■ **Task**
Wherever the word "script" turns up in a line of the entries, copy that line.

[begin Records shown]

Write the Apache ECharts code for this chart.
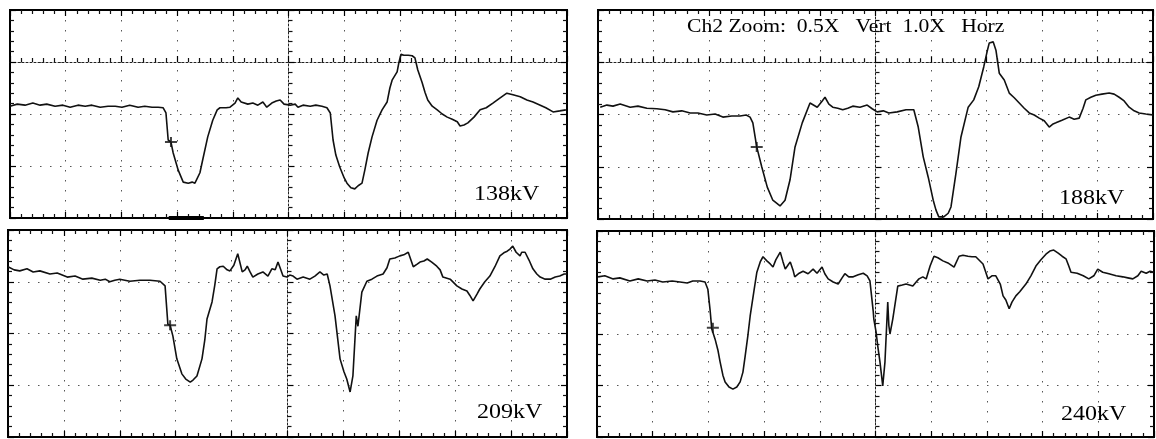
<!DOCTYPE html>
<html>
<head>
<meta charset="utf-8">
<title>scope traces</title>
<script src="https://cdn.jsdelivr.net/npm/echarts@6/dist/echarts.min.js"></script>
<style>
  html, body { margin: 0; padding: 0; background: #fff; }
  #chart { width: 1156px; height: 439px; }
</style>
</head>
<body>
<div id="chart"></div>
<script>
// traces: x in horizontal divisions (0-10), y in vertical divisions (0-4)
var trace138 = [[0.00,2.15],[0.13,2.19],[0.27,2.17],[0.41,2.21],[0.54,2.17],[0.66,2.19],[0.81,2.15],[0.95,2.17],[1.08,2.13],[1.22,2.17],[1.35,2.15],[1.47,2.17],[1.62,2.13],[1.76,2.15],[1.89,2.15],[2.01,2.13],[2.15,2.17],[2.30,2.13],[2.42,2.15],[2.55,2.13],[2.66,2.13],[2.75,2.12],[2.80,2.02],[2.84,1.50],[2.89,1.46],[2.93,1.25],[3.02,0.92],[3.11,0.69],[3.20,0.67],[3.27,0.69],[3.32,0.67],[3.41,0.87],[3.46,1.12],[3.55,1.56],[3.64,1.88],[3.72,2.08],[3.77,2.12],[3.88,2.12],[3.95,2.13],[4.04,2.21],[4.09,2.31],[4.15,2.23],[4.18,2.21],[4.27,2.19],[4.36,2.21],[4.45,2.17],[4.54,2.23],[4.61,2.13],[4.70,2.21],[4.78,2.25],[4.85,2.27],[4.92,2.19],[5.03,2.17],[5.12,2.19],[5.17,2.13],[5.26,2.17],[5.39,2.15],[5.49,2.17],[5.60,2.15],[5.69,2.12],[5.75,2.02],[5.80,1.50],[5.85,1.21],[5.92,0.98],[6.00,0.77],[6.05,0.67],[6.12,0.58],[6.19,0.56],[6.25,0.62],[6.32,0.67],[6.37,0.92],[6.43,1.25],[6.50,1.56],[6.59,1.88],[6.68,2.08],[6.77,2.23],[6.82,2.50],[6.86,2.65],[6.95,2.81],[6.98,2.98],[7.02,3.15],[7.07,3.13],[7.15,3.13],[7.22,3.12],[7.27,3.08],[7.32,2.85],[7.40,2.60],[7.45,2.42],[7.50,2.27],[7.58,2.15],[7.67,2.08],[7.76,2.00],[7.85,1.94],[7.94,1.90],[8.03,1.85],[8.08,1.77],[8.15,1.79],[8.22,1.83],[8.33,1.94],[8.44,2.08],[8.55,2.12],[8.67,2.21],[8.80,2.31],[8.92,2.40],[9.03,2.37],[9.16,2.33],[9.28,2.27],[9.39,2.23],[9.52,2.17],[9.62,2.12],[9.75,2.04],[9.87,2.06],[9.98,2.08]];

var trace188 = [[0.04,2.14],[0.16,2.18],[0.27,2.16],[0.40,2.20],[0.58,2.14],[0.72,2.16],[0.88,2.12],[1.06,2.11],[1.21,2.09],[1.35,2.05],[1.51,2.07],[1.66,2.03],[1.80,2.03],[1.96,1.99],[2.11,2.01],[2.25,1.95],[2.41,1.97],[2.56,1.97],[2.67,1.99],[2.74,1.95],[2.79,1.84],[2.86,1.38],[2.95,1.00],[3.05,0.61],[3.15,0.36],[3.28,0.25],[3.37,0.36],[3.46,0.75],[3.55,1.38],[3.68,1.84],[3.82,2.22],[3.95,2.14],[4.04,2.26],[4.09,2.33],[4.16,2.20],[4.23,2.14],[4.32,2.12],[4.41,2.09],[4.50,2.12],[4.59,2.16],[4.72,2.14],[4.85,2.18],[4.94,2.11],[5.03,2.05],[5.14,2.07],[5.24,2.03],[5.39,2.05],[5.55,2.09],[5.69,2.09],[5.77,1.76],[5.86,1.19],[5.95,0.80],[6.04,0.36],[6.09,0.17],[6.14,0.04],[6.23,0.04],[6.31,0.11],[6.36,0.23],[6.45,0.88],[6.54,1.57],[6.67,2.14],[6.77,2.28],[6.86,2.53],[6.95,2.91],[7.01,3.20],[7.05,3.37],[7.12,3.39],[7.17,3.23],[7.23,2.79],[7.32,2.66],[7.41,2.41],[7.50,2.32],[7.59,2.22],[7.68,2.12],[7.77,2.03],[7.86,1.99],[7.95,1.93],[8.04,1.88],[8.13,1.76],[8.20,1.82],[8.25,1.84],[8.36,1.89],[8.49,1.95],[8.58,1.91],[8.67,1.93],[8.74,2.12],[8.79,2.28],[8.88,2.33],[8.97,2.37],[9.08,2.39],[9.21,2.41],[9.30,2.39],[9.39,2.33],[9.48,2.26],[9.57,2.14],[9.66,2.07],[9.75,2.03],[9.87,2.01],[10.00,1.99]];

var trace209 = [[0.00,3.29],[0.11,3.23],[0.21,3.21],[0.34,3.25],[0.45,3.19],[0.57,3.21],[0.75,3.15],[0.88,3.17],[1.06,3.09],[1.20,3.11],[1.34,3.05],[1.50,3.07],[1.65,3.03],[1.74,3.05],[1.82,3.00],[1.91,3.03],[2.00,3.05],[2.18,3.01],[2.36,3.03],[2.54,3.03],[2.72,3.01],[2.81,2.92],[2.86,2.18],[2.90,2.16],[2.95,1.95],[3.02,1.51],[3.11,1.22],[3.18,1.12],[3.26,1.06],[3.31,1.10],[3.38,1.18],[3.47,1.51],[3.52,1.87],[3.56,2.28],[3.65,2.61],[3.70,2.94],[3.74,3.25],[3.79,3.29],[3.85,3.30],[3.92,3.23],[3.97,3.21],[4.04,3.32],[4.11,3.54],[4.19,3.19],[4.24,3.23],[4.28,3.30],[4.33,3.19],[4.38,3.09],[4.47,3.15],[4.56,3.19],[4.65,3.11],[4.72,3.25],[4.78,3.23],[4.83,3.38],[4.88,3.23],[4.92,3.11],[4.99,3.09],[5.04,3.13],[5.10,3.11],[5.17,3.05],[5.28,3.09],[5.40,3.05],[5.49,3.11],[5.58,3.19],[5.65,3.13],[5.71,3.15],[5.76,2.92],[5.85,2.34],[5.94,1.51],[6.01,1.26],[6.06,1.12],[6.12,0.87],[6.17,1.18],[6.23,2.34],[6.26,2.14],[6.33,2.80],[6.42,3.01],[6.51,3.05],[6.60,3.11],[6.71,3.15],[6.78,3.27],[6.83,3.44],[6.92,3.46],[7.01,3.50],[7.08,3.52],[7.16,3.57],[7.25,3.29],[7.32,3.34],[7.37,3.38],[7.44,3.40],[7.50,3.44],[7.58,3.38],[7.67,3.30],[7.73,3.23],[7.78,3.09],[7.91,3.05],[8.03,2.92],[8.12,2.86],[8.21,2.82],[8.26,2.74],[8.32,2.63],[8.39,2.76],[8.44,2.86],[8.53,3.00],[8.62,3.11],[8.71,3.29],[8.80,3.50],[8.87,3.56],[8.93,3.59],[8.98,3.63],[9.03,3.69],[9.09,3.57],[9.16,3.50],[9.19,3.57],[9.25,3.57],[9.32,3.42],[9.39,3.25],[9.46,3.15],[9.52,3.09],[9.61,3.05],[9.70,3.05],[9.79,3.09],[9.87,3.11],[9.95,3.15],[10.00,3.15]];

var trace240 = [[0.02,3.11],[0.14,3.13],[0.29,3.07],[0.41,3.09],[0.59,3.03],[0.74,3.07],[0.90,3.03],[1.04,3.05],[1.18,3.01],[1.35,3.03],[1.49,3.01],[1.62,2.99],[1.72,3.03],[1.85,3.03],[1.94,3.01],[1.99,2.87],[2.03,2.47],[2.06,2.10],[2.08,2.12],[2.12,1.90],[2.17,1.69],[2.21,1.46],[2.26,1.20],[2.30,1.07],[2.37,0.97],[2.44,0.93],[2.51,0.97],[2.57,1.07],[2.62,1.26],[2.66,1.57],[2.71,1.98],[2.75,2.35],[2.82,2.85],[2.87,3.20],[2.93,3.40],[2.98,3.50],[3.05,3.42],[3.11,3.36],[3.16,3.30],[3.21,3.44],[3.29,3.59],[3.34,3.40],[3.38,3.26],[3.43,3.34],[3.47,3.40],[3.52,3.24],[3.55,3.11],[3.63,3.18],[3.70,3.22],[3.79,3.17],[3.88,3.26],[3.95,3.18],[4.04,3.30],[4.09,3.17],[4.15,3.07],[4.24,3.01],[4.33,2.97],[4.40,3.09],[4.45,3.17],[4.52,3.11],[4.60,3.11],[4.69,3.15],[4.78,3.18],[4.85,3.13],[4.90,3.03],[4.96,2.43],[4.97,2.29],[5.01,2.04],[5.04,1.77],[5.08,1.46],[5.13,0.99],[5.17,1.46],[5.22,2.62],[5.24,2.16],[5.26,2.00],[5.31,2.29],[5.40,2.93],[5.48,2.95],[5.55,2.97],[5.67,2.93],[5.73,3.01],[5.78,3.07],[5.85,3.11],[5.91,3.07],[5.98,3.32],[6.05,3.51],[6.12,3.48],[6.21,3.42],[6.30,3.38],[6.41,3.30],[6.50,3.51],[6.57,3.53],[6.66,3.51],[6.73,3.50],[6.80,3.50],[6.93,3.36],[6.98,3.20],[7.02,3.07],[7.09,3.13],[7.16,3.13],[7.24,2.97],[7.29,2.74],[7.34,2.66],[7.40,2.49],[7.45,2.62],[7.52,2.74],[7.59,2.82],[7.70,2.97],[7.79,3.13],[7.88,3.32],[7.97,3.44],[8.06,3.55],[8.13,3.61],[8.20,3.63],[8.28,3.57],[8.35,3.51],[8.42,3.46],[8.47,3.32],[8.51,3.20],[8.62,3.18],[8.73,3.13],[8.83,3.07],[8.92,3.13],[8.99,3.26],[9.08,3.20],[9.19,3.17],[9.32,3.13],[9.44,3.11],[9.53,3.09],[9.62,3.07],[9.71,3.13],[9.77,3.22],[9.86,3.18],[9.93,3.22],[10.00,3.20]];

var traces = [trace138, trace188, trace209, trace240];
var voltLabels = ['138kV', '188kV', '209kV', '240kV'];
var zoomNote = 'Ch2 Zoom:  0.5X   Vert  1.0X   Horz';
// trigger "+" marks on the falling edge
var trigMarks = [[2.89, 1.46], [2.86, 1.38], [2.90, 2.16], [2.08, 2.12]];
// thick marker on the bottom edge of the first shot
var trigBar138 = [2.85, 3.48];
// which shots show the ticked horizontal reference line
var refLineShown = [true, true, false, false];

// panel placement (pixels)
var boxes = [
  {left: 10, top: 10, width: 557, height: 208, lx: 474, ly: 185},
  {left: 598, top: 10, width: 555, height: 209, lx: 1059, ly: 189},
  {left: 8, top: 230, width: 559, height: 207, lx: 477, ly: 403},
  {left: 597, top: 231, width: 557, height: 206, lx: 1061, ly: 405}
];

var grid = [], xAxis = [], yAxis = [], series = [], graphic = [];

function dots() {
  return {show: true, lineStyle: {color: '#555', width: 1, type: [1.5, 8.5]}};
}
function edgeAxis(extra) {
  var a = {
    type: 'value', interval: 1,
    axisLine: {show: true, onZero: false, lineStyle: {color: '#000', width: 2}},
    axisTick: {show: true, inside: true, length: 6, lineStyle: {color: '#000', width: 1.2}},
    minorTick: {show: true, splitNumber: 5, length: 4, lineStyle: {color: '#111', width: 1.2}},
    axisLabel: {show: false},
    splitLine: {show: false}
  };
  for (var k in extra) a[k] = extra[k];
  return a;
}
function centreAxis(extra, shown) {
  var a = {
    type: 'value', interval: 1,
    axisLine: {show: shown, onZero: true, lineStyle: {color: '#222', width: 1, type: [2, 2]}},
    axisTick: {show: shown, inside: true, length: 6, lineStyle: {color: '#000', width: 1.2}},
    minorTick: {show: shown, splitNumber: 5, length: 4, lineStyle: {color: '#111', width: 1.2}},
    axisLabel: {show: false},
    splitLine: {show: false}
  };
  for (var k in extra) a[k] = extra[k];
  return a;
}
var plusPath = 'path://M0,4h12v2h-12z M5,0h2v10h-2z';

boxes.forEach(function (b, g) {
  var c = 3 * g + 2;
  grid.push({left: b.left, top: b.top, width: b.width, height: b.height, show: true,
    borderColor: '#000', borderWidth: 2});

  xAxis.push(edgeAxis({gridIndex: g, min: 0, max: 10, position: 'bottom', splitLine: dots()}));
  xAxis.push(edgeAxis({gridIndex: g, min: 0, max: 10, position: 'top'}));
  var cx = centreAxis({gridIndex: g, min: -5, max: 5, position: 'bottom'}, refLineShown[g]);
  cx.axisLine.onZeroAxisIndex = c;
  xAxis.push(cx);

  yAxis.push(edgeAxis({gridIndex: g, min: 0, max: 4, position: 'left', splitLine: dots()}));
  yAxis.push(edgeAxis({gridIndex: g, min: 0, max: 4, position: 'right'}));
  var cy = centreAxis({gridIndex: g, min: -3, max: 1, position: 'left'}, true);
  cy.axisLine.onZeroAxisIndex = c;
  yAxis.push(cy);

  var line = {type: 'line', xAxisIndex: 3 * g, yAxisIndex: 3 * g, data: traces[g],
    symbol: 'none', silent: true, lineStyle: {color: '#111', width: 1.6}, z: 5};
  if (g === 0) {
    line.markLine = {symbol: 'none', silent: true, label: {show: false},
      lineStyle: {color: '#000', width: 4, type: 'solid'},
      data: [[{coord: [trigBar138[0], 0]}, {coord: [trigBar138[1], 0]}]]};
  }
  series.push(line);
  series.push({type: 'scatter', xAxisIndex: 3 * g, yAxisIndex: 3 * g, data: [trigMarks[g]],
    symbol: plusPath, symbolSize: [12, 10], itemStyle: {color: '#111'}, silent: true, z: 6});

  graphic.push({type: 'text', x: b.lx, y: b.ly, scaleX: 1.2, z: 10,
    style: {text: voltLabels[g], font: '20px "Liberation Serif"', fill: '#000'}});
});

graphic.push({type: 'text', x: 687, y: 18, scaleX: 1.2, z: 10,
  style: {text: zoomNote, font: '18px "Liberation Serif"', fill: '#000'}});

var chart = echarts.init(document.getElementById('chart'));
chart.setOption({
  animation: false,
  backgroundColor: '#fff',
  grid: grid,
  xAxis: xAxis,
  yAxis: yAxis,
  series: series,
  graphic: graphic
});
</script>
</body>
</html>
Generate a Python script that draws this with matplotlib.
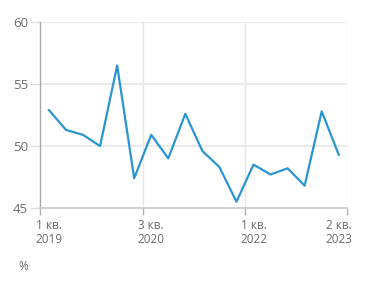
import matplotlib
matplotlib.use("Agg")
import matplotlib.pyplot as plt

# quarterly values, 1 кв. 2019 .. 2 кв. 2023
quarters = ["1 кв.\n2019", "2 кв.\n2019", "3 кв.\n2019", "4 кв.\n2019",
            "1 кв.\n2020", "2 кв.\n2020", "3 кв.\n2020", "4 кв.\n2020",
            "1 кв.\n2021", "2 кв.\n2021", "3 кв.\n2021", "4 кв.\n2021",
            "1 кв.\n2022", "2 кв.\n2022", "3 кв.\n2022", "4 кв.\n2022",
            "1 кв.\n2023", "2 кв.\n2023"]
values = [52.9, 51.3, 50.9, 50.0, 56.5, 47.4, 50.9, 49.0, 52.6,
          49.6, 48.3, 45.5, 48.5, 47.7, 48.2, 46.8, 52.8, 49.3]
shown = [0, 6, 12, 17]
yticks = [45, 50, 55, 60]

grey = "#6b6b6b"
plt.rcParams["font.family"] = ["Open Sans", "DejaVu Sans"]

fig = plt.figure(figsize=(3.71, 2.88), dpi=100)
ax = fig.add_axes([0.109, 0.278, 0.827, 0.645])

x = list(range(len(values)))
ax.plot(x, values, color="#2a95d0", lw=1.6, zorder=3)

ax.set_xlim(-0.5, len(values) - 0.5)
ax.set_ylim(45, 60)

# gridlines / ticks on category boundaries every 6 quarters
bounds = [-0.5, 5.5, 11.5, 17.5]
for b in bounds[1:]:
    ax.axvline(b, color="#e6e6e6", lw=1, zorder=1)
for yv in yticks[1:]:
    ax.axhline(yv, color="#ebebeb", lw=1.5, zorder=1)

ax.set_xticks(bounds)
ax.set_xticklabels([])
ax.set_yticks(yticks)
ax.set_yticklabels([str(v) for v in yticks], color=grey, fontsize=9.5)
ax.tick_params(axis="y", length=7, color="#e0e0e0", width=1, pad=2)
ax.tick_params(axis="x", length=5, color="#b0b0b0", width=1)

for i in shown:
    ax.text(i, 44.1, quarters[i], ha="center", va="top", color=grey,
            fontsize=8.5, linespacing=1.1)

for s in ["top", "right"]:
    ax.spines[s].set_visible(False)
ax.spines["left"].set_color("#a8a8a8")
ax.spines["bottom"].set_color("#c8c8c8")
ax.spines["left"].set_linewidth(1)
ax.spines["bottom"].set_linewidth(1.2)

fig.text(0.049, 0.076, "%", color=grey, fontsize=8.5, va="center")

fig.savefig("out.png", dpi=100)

[end Records shown]

■ **Solution to this task**
<script src="https://cdn.jsdelivr.net/npm/echarts@6/dist/echarts.min.js"></script>
<script>
</script>
Generate a Python script that draws this with matplotlib.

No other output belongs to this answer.